Bien que Julia Ducournau en ait marre d’entendre parler de « genre » à chaque fois que l’on parle de son œuvre, difficile de ne pas ranger Titane dans cette vaste catégorie. On pourrait benoîtement dire que le film est inclassable, mais ce serait au mieux de la paresse, au pire une méconnaissance profonde du terreau même sur lequel prend forme le long-métrage. Car Titane est un film de genre, digne héritier des maîtres qui ont inspiré sa réalisatrice – de Cronenberg évidemment à Carpenter – mais un film de genre français. Non pas qu’il soit une première ou une exception – Aja, Laugier, Gens ou même Carax dans un genre pour le coup radicalement différent, en sont la preuve – Titane impressionne en ce qu’il est un étrange cocktail, aux confluents de deux mondes très éloignés. Ses thématiques, particulièrement actuelles, et son essence première le projettent dans une dimension nouvelle, mêlant construction dramatique viscéralement française, regards sur des faits sociaux purement contemporains et héritage stylistique anglo-saxon. Là réside la force d’une œuvre qui devient spéciale et puissante, inoxydable.

Porté par un Vincent Lindon virtuose, phénix désabusé en quête d’affection, et par une Agathe Rousselle époustouflante, poussant à son paroxysme l’ambivalence de son personnage, le propos de fond du métrage se veut pourtant loin de toutes les préoccupations complexes discutées depuis des jours. S’il ne devait subsister qu’un mot pour traduire Titane, ce serait amour. Le film ne parle pas exclusivement de cela bien sûr, et explore par ailleurs tout un ensemble d’enjeux passionnants autour de la quête d’identité, du rejet des autres, de la différence tout simplement. Mais ce qui ressort de l’œuvre, au-delà des rebondissements bien sentis et des fulgurances visuelles, c’est ce sentiment insaisissable dont il ne sert à rien de parler pendant trop longtemps au risque de n’en affaiblir la beauté. La justesse de l’écriture de Ducournau, et la force tragique que lui donne l’interprétation de chacun des comédiens, éclate finalement peut-être encore plus que la mise en scène impressionnante de la réalisatrice. L’irrépressible besoin d’aimer, plus que d’être aimé peut-être, est ce qu’il y a de sublime, subtilement masqué par la grandiosité et l’éclat d’une œuvre que certains trouveront prétentieuse. Il y en a toujours pour se cacher derrière ce genre de considérations lorsqu’on les confronte au génial, à un génial qui ne leur convient pas. Tant pis, Titane aura eu le mérite de réveiller les tristes hyènes amoureuses de l’aseptisé et rien que pour ça, on peut lui dire merci.

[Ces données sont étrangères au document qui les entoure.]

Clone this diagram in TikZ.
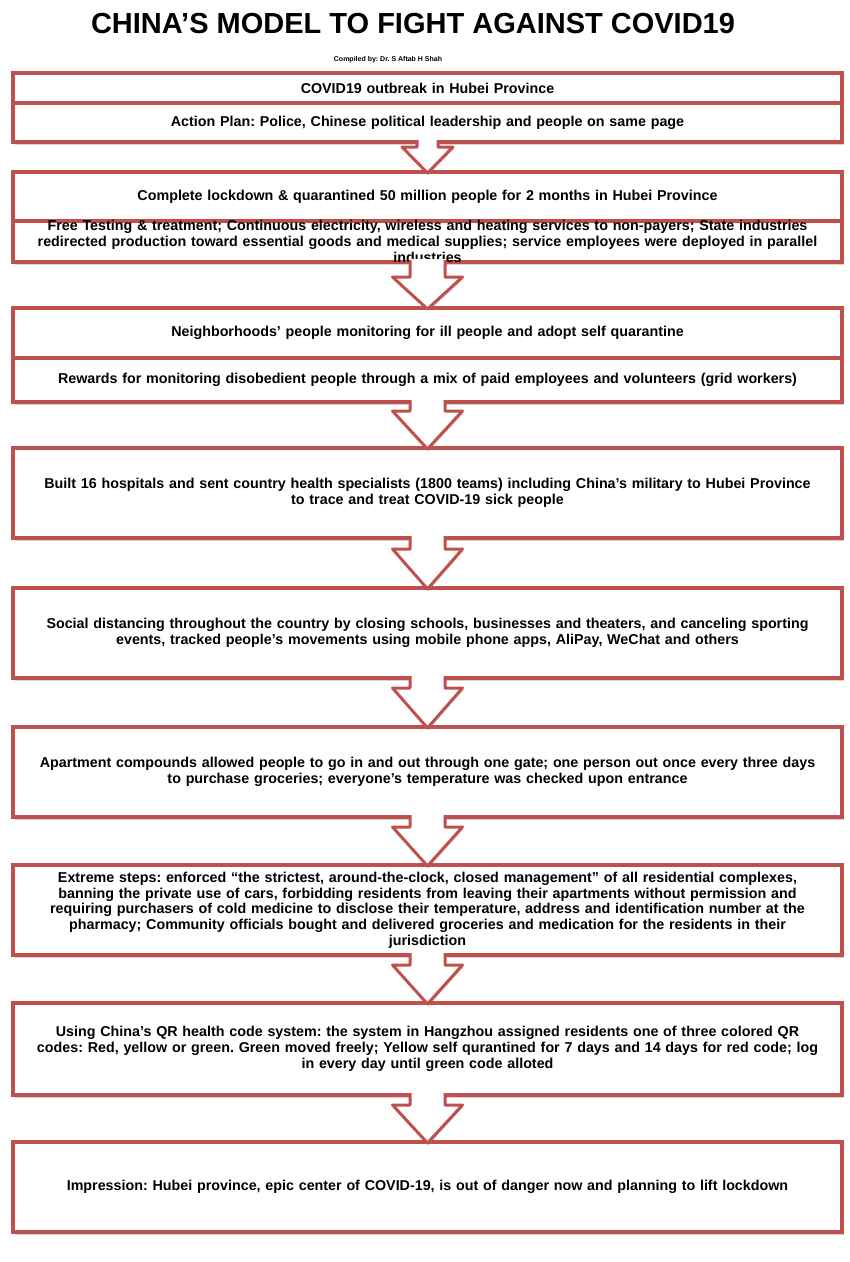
\documentclass[tikz,border=0pt]{standalone}
\usepackage{fontspec}
\setmainfont{Liberation Sans}
\usetikzlibrary{positioning,calc,shadows}
\definecolor{boxred}{RGB}{192,80,77}
\frenchspacing

\begin{document}
\begin{tikzpicture}[
x=1pt,y=-1pt,
node distance=48pt,
box/.style={draw=boxred,line width=4pt,fill=white,outer sep=0pt,minimum width=829pt,minimum height=90pt,text width=822pt,align=center,inner ysep=2pt,font=\fontsize{14.3}{15.7}\selectfont\bfseries,drop shadow={shadow xshift=1.5pt,shadow yshift=-2.5pt,opacity=.35}},
part/.style={box,minimum height=#1},
blk/.style={fill=white,drop shadow={shadow xshift=1pt,shadow yshift=-2pt,opacity=.3}},
blkline/.style={draw=boxred,line width=3pt,line join=round}
]
\useasboundingbox (0,0) rectangle (850,1262);

\node[anchor=base,font=\fontsize{29}{30}\selectfont\bfseries] (title) at (413,33) {CHINA’S MODEL TO FIGHT AGAINST COVID19};
\node[anchor=base,font=\fontsize{7}{8}\selectfont\bfseries] (author) at (388,61) {Compiled by: Dr. S Aftab H Shah};

\node[part=30pt] (b1a) at (427.5,88) {COVID19 outbreak in Hubei Province};
\node[part=39pt,below=0pt of b1a] (b1b) {Action Plan: Police, Chinese political leadership and people on same page};
\node[part=49pt,below=30pt of b1b] (b2a) {Complete lockdown \& quarantined 50 million people for 2 months in Hubei Province};
\node[part=41pt,inner ysep=-8pt,below=0pt of b2a] (b2b) {Free Testing \& treatment; Continuous electricity, wireless and heating services to non-payers; State industries\\redirected production toward essential goods and medical supplies; service employees were deployed in parallel\\industries};
\node[part=50pt,below=46pt of b2b] (b3a) {Neighborhoods’ people monitoring for ill people and adopt self quarantine};
\node[part=44pt,below=0pt of b3a] (b3b) {Rewards for monitoring disobedient people through a mix of paid employees and volunteers (grid workers)};
\node[box,below=46pt of b3b] (b4) {Built 16 hospitals and sent country health specialists (1800 teams) including China’s military to Hubei Province\\to trace and treat COVID-19 sick people};
\node[box,below=50pt of b4] (b5) {Social distancing throughout the country by closing schools, businesses and theaters, and canceling sporting\\events, tracked people’s movements using mobile phone apps, AliPay, WeChat and others};
\node[box,below=49pt of b5] (b6) {Apartment compounds allowed people to go in and out through one gate; one person out once every three days\\to purchase groceries; everyone’s temperature was checked upon entrance};
\node[box,below=48pt of b6] (b7) {Extreme steps: enforced “the strictest, around-the-clock, closed management” of all residential complexes,\\banning the private use of cars, forbidding residents from leaving their apartments without permission and\\requiring purchasers of cold medicine to disclose their temperature, address and identification number at the\\pharmacy; Community officials bought and delivered groceries and medication for the residents in their\\jurisdiction};
\node[part=92pt,below=48pt of b7] (b8) {Using China’s QR health code system: the system in Hangzhou assigned residents one of three colored QR\\codes: Red, yellow or green. Green moved freely; Yellow self qurantined for 7 days and 14 days for red code; log\\in every day until green code alloted};
\node[box,below=47pt of b8] (b9) {Impression: Hubei province, epic center of COVID-19, is out of danger now and planning to lift lockdown};

% block arrows between the stages
\foreach \a/\b/\s/\h/\l in {b1b/b2a/10.5/25.5/25,b2b/b3a/17.5/35/31,b3b/b4/17.5/35/37,b4/b5/17.5/35/39,b5/b6/17.5/35/39,b6/b7/17.5/35/38,b7/b8/17.5/35/38,b8/b9/17.5/35/37}{
  \fill[blk] let \p1=(\a.south),\p2=(\b.north) in
    (\x1-\s pt,\y1+3pt) -- (\x1-\s pt,\y2+\l pt) -- (\x1-\h pt,\y2+\l pt) -- (\x1,\y2-1pt)
    -- (\x1+\h pt,\y2+\l pt) -- (\x1+\s pt,\y2+\l pt) -- (\x1+\s pt,\y1+3pt) -- cycle;
  \draw[blkline] let \p1=(\a.south),\p2=(\b.north) in
    (\x1-\s pt,\y1+2pt) -- (\x1-\s pt,\y2+\l pt) -- (\x1-\h pt,\y2+\l pt) -- (\x1,\y2-1pt)
    -- (\x1+\h pt,\y2+\l pt) -- (\x1+\s pt,\y2+\l pt) -- (\x1+\s pt,\y1+2pt);
}
\end{tikzpicture}
\end{document}
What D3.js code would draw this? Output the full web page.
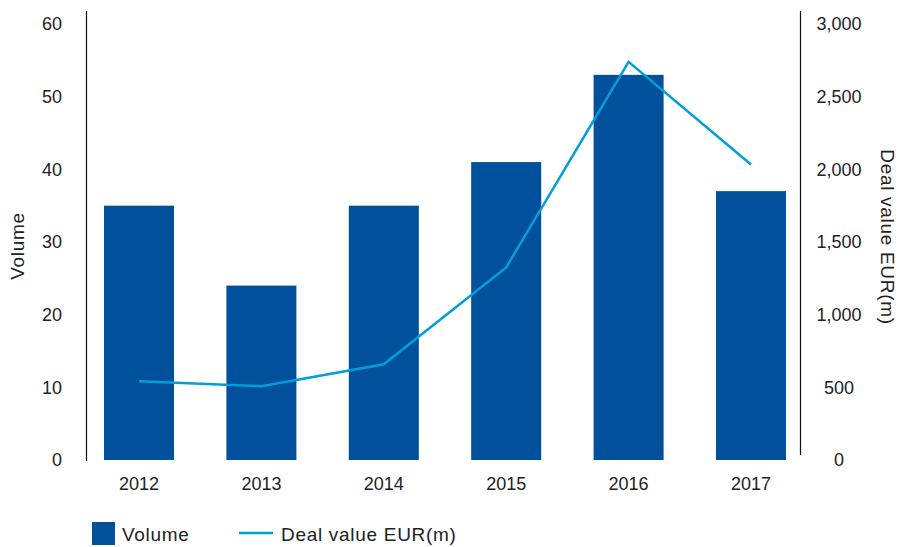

Loin d’être parfait, et c’est ce qui en fait sa beauté, Titane est une expérience d’une intensité rare, un hurlement qui ne pouvait être contenu plus longtemps, une ode à ce qu’il reste quand il n’y a plus rien. Palme d’Or historique, symbole malgré lui, il laissera une trace indélébile dans l’esprit et le corps de chacun, réveillant au plus profond de notre être des choses enfouies, méconnues. L’estomac noué, la gorge serrée, les yeux mouillés peut-être, l’heure est venue de laisser entrer les monstres.